**INFORMATION PROVIDED**
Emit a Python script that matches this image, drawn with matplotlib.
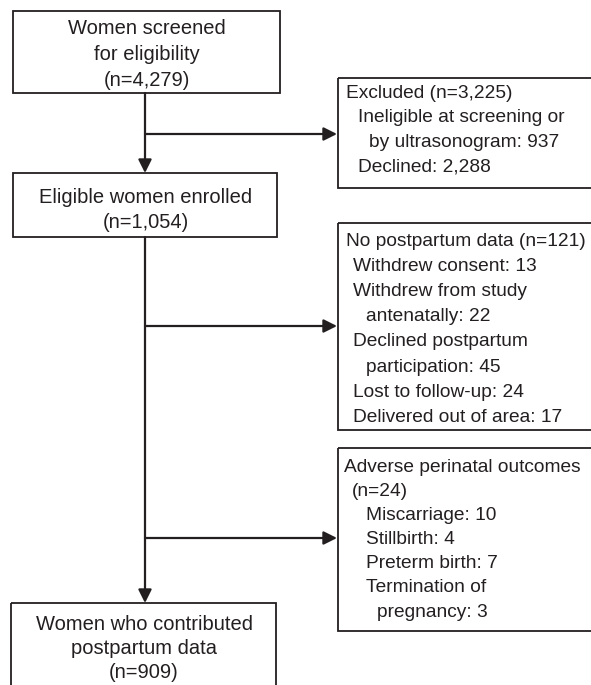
import matplotlib.pyplot as plt
from matplotlib.patches import Rectangle

plt.rcParams['font.family'] = ['Liberation Sans', 'DejaVu Sans']

# Box texts
screened_text = ['Women screened', 'for eligibility', '(n=4,279)']
enrolled_text = ['Eligible women enrolled', '(n=1,054)']
contributed_text = ['Women who contributed', 'postpartum data', '(n=909)']

# Side boxes: (indent level, text)
excluded_text = [(0, 'Excluded (n=3,225)'),
                 (1, 'Ineligible at screening or'),
                 (2, 'by ultrasonogram: 937'),
                 (1, 'Declined: 2,288')]
no_data_text = [(0, 'No postpartum data (n=121)'),
                (1, 'Withdrew consent: 13'),
                (1, 'Withdrew from study'),
                (2, 'antenatally: 22'),
                (1, 'Declined postpartum'),
                (2, 'participation: 45'),
                (1, 'Lost to follow-up: 24'),
                (1, 'Delivered out of area: 17')]
adverse_text = [(0, 'Adverse perinatal outcomes'),
                (1, '(n=24)'),
                (2, 'Miscarriage: 10'),
                (2, 'Stillbirth: 4'),
                (2, 'Preterm birth: 7'),
                (2, 'Termination of'),
                (3, 'pregnancy: 3')]

ink = '#231f20'
fs_main = 14.5
fs_side = 13.8

fig = plt.figure(figsize=(5.91, 6.85), dpi=100)
ax = fig.add_axes([0, 0, 1, 1])
ax.set_xlim(0, 591)
ax.set_ylim(685, 0)
ax.axis('off')


def box(x0, y0, x1, y1):
    ax.add_patch(Rectangle((x0, y0), x1 - x0, y1 - y0, fill=False,
                           edgecolor=ink, lw=1.3, clip_on=True))


def centered(lines, cx, y_first, step):
    for i, s in enumerate(lines):
        ax.text(cx, y_first + i * step, s, ha='center', va='center',
                fontsize=fs_main, color=ink)


def listed(lines, x0, y_first, step, indents):
    for i, (lvl, s) in enumerate(lines):
        ax.text(x0 + indents[lvl], y_first + i * step, s, ha='left',
                va='center', fontsize=fs_side, color=ink)


def arrow(x0, y0, x1, y1):
    ax.annotate('', xy=(x1, y1), xytext=(x0, y0),
                arrowprops=dict(arrowstyle='-|>', color=ink, lw=1.6,
                                mutation_scale=20, shrinkA=0, shrinkB=0))


# main column
box(13, 11, 280, 93)
centered(screened_text, 147, 28, 26)
box(13, 173, 277, 237)
centered(enrolled_text, 146, 197, 25)
box(11, 603, 276, 700)
centered(contributed_text, 144, 625, 24)

cx = 145
arrow(cx, 93, cx, 173)
arrow(cx, 237, cx, 603)

# side boxes
box(338, 78, 600, 188)
listed(excluded_text, 338, 93, 24.7, [8, 20, 31])
arrow(cx, 134, 337, 134)

box(338, 223, 600, 430)
listed(no_data_text, 338, 241, 25.2, [8, 15, 28])
arrow(cx, 326, 337, 326)

box(338, 448, 600, 631)
listed(adverse_text, 338, 467, 24.2, [6, 14, 28, 39])
arrow(cx, 538, 337, 538)

fig.savefig('out.png', dpi=100)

**WHAT TO DO**
Return only the lines running from the top of the data to the line that holds "plt.rcParams['font.family'] = ['Liberation". Include both of those lines, but skip the pictures.

**WRITTEN RESPONSE**
Emit a Python script that matches this image, drawn with matplotlib.
import matplotlib.pyplot as plt
from matplotlib.patches import Rectangle

plt.rcParams['font.family'] = ['Liberation Sans', 'DejaVu Sans']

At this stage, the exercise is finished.